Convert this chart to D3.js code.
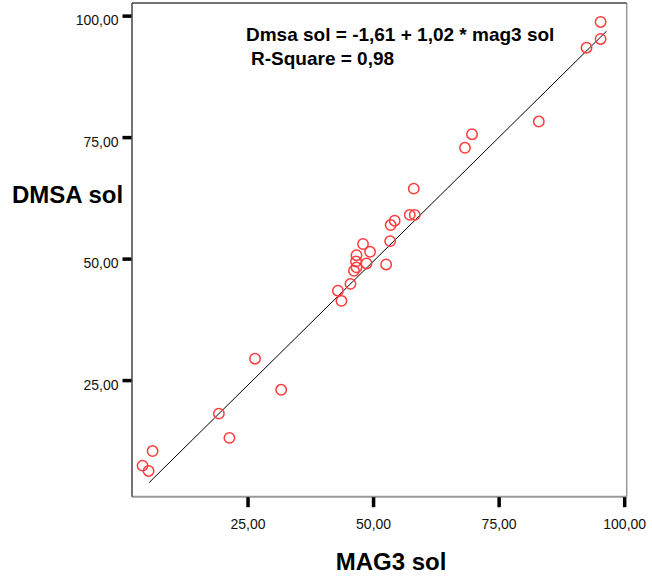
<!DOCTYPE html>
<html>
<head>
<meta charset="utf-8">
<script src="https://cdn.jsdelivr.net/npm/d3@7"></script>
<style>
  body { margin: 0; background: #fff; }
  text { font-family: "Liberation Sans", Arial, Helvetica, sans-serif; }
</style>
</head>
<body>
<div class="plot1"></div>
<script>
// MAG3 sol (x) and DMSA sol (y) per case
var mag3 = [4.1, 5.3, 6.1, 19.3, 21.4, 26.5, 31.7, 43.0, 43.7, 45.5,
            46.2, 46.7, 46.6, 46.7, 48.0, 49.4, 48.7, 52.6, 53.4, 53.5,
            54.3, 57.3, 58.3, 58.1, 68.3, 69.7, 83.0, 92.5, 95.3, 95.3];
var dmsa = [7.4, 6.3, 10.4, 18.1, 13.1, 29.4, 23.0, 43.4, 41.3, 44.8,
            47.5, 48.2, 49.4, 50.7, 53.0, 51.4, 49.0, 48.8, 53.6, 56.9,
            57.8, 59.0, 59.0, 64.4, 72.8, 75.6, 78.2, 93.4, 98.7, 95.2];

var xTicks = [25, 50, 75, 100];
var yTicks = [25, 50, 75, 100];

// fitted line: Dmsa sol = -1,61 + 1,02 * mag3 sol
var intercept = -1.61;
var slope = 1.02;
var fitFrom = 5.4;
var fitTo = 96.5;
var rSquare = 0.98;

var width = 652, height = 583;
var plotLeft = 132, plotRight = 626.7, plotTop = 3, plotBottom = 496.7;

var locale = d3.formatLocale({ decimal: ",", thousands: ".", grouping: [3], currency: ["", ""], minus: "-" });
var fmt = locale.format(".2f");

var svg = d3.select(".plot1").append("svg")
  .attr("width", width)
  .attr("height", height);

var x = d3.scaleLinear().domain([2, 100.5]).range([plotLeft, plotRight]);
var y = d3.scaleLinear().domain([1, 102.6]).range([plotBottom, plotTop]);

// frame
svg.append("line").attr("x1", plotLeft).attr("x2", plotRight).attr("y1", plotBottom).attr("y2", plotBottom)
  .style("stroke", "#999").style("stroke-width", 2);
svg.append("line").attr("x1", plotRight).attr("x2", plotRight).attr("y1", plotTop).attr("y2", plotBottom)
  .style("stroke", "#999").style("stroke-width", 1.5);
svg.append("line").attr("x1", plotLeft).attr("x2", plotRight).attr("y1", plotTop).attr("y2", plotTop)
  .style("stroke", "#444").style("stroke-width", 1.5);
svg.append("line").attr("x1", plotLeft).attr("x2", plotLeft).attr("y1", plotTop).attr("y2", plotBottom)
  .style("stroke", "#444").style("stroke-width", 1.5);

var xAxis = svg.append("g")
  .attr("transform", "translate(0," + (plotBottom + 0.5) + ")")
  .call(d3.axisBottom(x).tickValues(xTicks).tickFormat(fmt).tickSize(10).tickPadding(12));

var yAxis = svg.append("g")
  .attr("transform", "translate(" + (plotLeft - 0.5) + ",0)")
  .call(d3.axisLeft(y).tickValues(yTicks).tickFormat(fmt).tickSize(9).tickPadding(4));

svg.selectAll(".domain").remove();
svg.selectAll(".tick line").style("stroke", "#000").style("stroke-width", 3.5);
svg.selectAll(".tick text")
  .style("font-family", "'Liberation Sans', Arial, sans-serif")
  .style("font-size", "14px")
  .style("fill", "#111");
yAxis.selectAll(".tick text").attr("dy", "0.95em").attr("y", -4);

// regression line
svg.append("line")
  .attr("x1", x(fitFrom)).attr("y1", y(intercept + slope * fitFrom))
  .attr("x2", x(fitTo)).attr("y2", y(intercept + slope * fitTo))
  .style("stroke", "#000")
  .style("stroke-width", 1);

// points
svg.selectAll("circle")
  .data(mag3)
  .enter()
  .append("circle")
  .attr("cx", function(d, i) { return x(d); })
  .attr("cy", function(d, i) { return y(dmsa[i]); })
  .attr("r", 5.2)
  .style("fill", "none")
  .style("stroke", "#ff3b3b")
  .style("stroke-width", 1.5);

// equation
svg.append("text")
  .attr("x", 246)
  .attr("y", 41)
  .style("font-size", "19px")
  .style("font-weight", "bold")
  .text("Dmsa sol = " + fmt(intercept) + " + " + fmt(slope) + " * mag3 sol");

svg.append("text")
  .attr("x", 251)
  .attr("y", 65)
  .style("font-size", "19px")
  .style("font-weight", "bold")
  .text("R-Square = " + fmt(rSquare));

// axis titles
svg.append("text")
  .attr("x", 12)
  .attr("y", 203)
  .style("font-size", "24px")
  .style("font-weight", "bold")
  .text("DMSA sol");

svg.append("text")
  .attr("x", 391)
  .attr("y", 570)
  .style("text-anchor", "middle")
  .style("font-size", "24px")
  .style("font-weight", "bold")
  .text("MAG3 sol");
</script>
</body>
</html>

* Directions for this task *
The material above must be printed exactly, with its pictures left out.

* Correct response *
Convert this chart to D3.js code.
<!DOCTYPE html>
<html>
<head>
<meta charset="utf-8">
<script src="https://cdn.jsdelivr.net/npm/d3@7"></script>
<style>
  body { margin: 0; background: #fff; }
  text { font-family: "Liberation Sans", Arial, Helvetica, sans-serif; }
</style>
</head>
<body>
<div class="plot1"></div>
<script>
// MAG3 sol (x) and DMSA sol (y) per case
var mag3 = [4.1, 5.3, 6.1, 19.3, 21.4, 26.5, 31.7, 43.0, 43.7, 45.5,
            46.2, 46.7, 46.6, 46.7, 48.0, 49.4, 48.7, 52.6, 53.4, 53.5,
            54.3, 57.3, 58.3, 58.1, 68.3, 69.7, 83.0, 92.5, 95.3, 95.3];
var dmsa = [7.4, 6.3, 10.4, 18.1, 13.1, 29.4, 23.0, 43.4, 41.3, 44.8,
            47.5, 48.2, 49.4, 50.7, 53.0, 51.4, 49.0, 48.8, 53.6, 56.9,
            57.8, 59.0, 59.0, 64.4, 72.8, 75.6, 78.2, 93.4, 98.7, 95.2];

var xTicks = [25, 50, 75, 100];
var yTicks = [25, 50, 75, 100];

// fitted line: Dmsa sol = -1,61 + 1,02 * mag3 sol
var intercept = -1.61;
var slope = 1.02;
var fitFrom = 5.4;
var fitTo = 96.5;
var rSquare = 0.98;

var width = 652, height = 583;
var plotLeft = 132, plotRight = 626.7, plotTop = 3, plotBottom = 496.7;

var locale = d3.formatLocale({ decimal: ",", thousands: ".", grouping: [3], currency: ["", ""], minus: "-" });
var fmt = locale.format(".2f");

var svg = d3.select(".plot1").append("svg")
  .attr("width", width)
  .attr("height", height);

var x = d3.scaleLinear().domain([2, 100.5]).range([plotLeft, plotRight]);
var y = d3.scaleLinear().domain([1, 102.6]).range([plotBottom, plotTop]);

// frame
svg.append("line").attr("x1", plotLeft).attr("x2", plotRight).attr("y1", plotBottom).attr("y2", plotBottom)
  .style("stroke", "#999").style("stroke-width", 2);
svg.append("line").attr("x1", plotRight).attr("x2", plotRight).attr("y1", plotTop).attr("y2", plotBottom)
  .style("stroke", "#999").style("stroke-width", 1.5);
svg.append("line").attr("x1", plotLeft).attr("x2", plotRight).attr("y1", plotTop).attr("y2", plotTop)
  .style("stroke", "#444").style("stroke-width", 1.5);
svg.append("line").attr("x1", plotLeft).attr("x2", plotLeft).attr("y1", plotTop).attr("y2", plotBottom)
  .style("stroke", "#444").style("stroke-width", 1.5);

var xAxis = svg.append("g")
  .attr("transform", "translate(0," + (plotBottom + 0.5) + ")")
  .call(d3.axisBottom(x).tickValues(xTicks).tickFormat(fmt).tickSize(10).tickPadding(12));

var yAxis = svg.append("g")
  .attr("transform", "translate(" + (plotLeft - 0.5) + ",0)")
  .call(d3.axisLeft(y).tickValues(yTicks).tickFormat(fmt).tickSize(9).tickPadding(4));

svg.selectAll(".domain").remove();
svg.selectAll(".tick line").style("stroke", "#000").style("stroke-width", 3.5);
svg.selectAll(".tick text")
  .style("font-family", "'Liberation Sans', Arial, sans-serif")
  .style("font-size", "14px")
  .style("fill", "#111");
yAxis.selectAll(".tick text").attr("dy", "0.95em").attr("y", -4);

// regression line
svg.append("line")
  .attr("x1", x(fitFrom)).attr("y1", y(intercept + slope * fitFrom))
  .attr("x2", x(fitTo)).attr("y2", y(intercept + slope * fitTo))
  .style("stroke", "#000")
  .style("stroke-width", 1);

// points
svg.selectAll("circle")
  .data(mag3)
  .enter()
  .append("circle")
  .attr("cx", function(d, i) { return x(d); })
  .attr("cy", function(d, i) { return y(dmsa[i]); })
  .attr("r", 5.2)
  .style("fill", "none")
  .style("stroke", "#ff3b3b")
  .style("stroke-width", 1.5);

// equation
svg.append("text")
  .attr("x", 246)
  .attr("y", 41)
  .style("font-size", "19px")
  .style("font-weight", "bold")
  .text("Dmsa sol = " + fmt(intercept) + " + " + fmt(slope) + " * mag3 sol");

svg.append("text")
  .attr("x", 251)
  .attr("y", 65)
  .style("font-size", "19px")
  .style("font-weight", "bold")
  .text("R-Square = " + fmt(rSquare));

// axis titles
svg.append("text")
  .attr("x", 12)
  .attr("y", 203)
  .style("font-size", "24px")
  .style("font-weight", "bold")
  .text("DMSA sol");

svg.append("text")
  .attr("x", 391)
  .attr("y", 570)
  .style("text-anchor", "middle")
  .style("font-size", "24px")
  .style("font-weight", "bold")
  .text("MAG3 sol");
</script>
</body>
</html>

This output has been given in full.